The Marine Social Responsibility Consultancy helps connect businesses to good causes championing a healthy marine ecosystem. So for example, Sunseeker works with the Blue Marine Foundation, a charity dedicated to creating marine reserves and establishing sustainable models of fishing. However, their focus is much wider than just businesses working in the marine sector – all businesses and brands should be concerned about the health of our oceans and seas – it impacts all everyone directly or indirectly.

‘We want to work with businesses and brands that work to give something back,’ he says.

The agency is working with a prototype self-powered vessel, called Ocean Saviour which is designed to eat up plastic from the oceans and, rather than returning it to land, uses it for fuel.  Whilst many eco-marine projects are highly innovative and completely deliverable – without funding they can’t go anywhere and that’s where businesses and brands need to step up.

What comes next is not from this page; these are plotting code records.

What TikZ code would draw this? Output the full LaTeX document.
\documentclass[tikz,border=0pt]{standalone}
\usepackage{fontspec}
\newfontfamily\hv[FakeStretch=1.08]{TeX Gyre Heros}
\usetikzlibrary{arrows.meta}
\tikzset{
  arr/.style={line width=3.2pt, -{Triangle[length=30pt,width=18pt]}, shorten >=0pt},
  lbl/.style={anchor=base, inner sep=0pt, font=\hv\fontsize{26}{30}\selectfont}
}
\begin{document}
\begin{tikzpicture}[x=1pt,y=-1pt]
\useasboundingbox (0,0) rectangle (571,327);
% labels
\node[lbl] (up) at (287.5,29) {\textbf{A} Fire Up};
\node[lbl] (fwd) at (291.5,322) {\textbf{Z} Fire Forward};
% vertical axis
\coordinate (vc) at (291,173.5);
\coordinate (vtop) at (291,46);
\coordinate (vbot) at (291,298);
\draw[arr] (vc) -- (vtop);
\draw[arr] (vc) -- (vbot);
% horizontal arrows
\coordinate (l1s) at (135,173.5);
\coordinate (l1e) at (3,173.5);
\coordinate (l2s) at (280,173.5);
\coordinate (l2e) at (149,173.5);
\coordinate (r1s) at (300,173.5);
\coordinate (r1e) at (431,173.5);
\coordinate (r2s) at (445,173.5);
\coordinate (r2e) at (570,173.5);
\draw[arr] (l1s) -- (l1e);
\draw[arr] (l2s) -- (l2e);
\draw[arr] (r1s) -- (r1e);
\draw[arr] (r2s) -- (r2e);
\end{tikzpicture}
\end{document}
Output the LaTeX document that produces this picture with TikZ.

He’s not proposing to tell businesses how they should be operating, but he does believe in the power of consumer behaviour, as this is ultimately the driver of commercial decisions.

Ocean sustainability can seem like too big an issue for any individual or business to tackle, so McKenna suggests breaking it down into manageable steps. ‘Businesses are used to drawing up plans for the short, medium and long-term. Heads of sustainability are now board positions. They are responsible for long-term planning.’

McKenna and his co-founder Townsend, aim through the Marine Social Responsibility Consultancy to connect businesses to consumers over this issue of sustainable oceans.

‘It is really important that we use the power and success of businesses and brands to spread the marine social responsibility word. We encourage them to talk about the work they are doing, how they are giving back and the positive work that is going on in the world. Above all we are asking them to help be the change’, he says.

The future may be unpredictable, but when asked to speculate about the future of the Marine Social Responsibility Consultancy, he says they have ambitions to grow the agency and have a significant positive impact on the world’s marine environment – to give back and help be a catalyst for change. It helps to have a long-term goal, and the health of the oceans is nothing if not a statement of long term ambition.